I happen to think it is particularly nasty (though not unusual for the NP) that the article finds this way to link the Green Party to Stalin.  But Abiotic Oil is not a policy of the Green Party at all.

The blog they refer to is here, is written by David Bergey.  This blog is, as they said, hosted by the Green Party website.

But of the three comments following this blog post, all are dismissive of abiotic oil, mainly because it is unscientific.  And abiotic oil theory has not been the basis of any policies of the Green Party.

Picture: I found the picture  of the kitties on the internet.  I added the word "Science" to illustrate the dilemma facing scientist who are offered funding by large corporations.

1 comment:

  1. Politics, by its nature, is a messy thing. And science, but its nature, is also a complicated thing.

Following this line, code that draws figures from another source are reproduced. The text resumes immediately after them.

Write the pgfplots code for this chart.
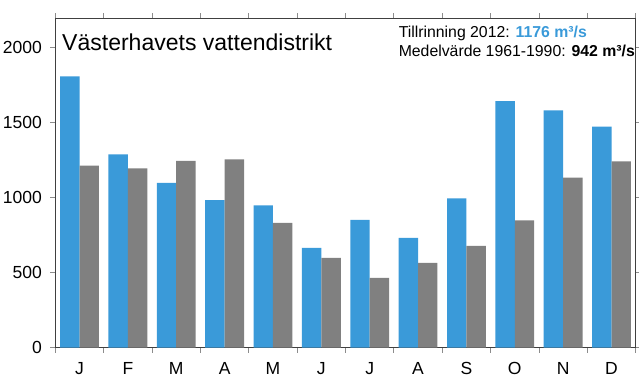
\documentclass[border=0pt]{standalone}
\usepackage{fontspec}
\setmainfont{Liberation Sans}
\usepackage{pgfplots}
\pgfplotsset{compat=1.18}
\definecolor{bblue}{HTML}{3A9AD9}
\definecolor{bgray}{HTML}{808080}
\begin{document}
\begin{tikzpicture}
\begin{axis}[
  scale only axis, width=580pt, height=329pt,
  xmin=0.5, xmax=12.5, ymin=0, ymax=2193,
  ybar=0pt, bar width=19.4pt,
  xtick={1,...,12}, xticklabels={J,F,M,A,M,J,J,A,S,O,N,D},
  major x tick style={draw=none},
  minor xtick={0.5,1.5,...,12.5},
  ytick={0,500,1000,1500,2000},
  tick align=outside,
  major tick length=5pt, minor tick length=5pt,
  tick style={black!45, line width=0.8pt},
  axis line style={black!75, line width=0.8pt},
  /pgf/number format/assume math mode=true,
  /pgf/number format/1000 sep={},
  tick label style={font=\fontsize{17.5}{19}\selectfont},
  xticklabel style={yshift=-6pt},
  yticklabel style={xshift=-5pt},
  clip=false,
]
\addplot[fill=bblue, draw=none] coordinates {
(1,1807) (2,1287) (3,1097) (4,982) (5,947) (6,664) (7,851) (8,731) (9,993) (10,1642) (11,1580) (12,1471)};
\addplot[fill=bgray, draw=none] coordinates {
(1,1211) (2,1193) (3,1244) (4,1253) (5,831) (6,597) (7,464) (8,564) (9,677) (10,847) (11,1131) (12,1240)};
\node[anchor=base west, font=\fontsize{23}{26}\selectfont, inner sep=0pt] at ([xshift=6.7pt,yshift=-31.7pt]current axis.north west) {Västerhavets vattendistrikt};
\node[anchor=base west, font=\fontsize{15.8}{18}\selectfont, inner sep=0pt] at ([xshift=343pt,yshift=-19pt]current axis.north west) {Tillrinning 2012: \textcolor{bblue}{\bfseries 1176 m³/s}};
\node[anchor=base west, font=\fontsize{15.8}{18}\selectfont, inner sep=0pt] at ([xshift=343pt,yshift=-38.4pt]current axis.north west) {Medelvärde 1961-1990: \textbf{942 m³/s}};
\end{axis}
\pgfresetboundingbox
\useasboundingbox ([xshift=-55.3pt,yshift=-40.7pt]current axis.south west) rectangle ([xshift=3.3pt,yshift=18.3pt]current axis.north east);
\end{tikzpicture}
\end{document}
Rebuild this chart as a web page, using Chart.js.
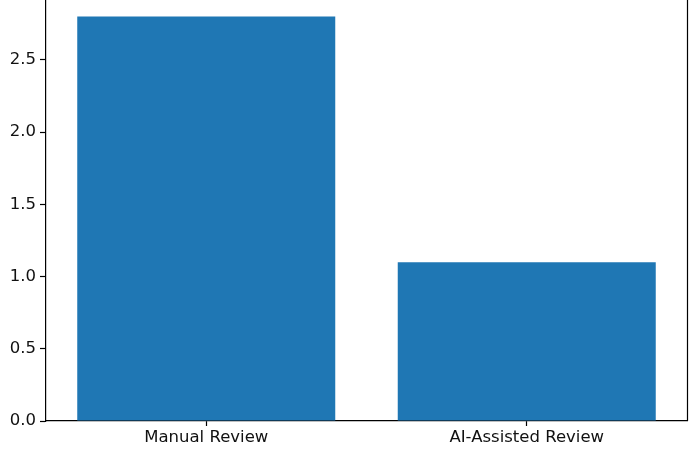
<!DOCTYPE html>
<html><head><meta charset="utf-8">
<script src="https://cdn.jsdelivr.net/npm/chart.js@4"></script>
<style>html,body{margin:0;padding:0;background:#fff}#wrap{width:700px;height:450px}</style>
</head><body><div id="wrap"><canvas id="c" width="700" height="450"></canvas></div>
<script>
const categories = ["Manual Review", "AI-Assisted Review"];
const values = [2.8, 1.1];
const yTicks = [0.0, 0.5, 1.0, 1.5, 2.0, 2.5];
const yMax = 2.915;

const spinePlugin = {
  id: 'rightSpine',
  afterDraw(chart) {
    const {ctx, chartArea} = chart;
    ctx.save();
    ctx.strokeStyle = '#000';
    ctx.lineWidth = 1.2;
    ctx.beginPath();
    ctx.moveTo(chartArea.right + 0.5, chartArea.top);
    ctx.lineTo(chartArea.right + 0.5, chartArea.bottom);
    ctx.stroke();
    ctx.restore();
  }
};

new Chart(document.getElementById('c'), {
  type: 'bar',
  data: {
    labels: categories,
    datasets: [{ data: values, backgroundColor: '#1f77b4', borderWidth: 0, barPercentage: 0.805, categoryPercentage: 1.0 }]
  },
  options: {
    responsive: false,
    animation: false,
    devicePixelRatio: 1,
    layout: { padding: { top: 0, right: 13, left: 0, bottom: 0 } },
    plugins: { legend: { display: false }, tooltip: { enabled: false } },
    scales: {
      x: {
        grid: { offset: false, drawOnChartArea: false, drawTicks: true, tickLength: 5, tickColor: '#000', tickWidth: 1.2 },
        border: { display: true, color: '#000', width: 1.2 },
        ticks: { color: '#111', font: { family: 'DejaVu Sans', size: 16.5 }, padding: 2 },
        afterFit(s) { s.height = 29; s.paddingLeft = 0; s.paddingRight = 0; }
      },
      y: {
        min: 0, max: yMax,
        grid: { drawOnChartArea: false, drawTicks: true, tickLength: 6, tickColor: '#000', tickWidth: 1.2 },
        border: { display: true, color: '#000', width: 1.2 },
        ticks: { color: '#111', font: { family: 'DejaVu Sans', size: 16.5 }, padding: 4,
          callback: v => Number(v).toFixed(1) },
        afterBuildTicks(s) { s.ticks = yTicks.map(v => ({ value: v })); },
        afterFit(s) { s.width = 46; s.paddingTop = 0; s.paddingBottom = 0; }
      }
    }
  },
  plugins: [spinePlugin]
});
</script>
</body></html>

    So, it's a piece of cake for Tristin Hopper to uncover 'evidence' that the Green Party supports unscientific policy. He could just as easily uncover 'evidence' that the Conservative Party supports 'unconservative' policies and that the Liberal Party supports 'illiberal' policies ... LOL!

    But, back to the point ... If I understand the National Post article, Hopper is essentially criticizing the Green Part of (at best) inconsistency or (at worst) hypocrisy.

    And perhaps he's right. Now, in fairness, when do we get to read his articles on the inconsistencies and hypocrisies of the other political parties? Plenty more substance there, I should think!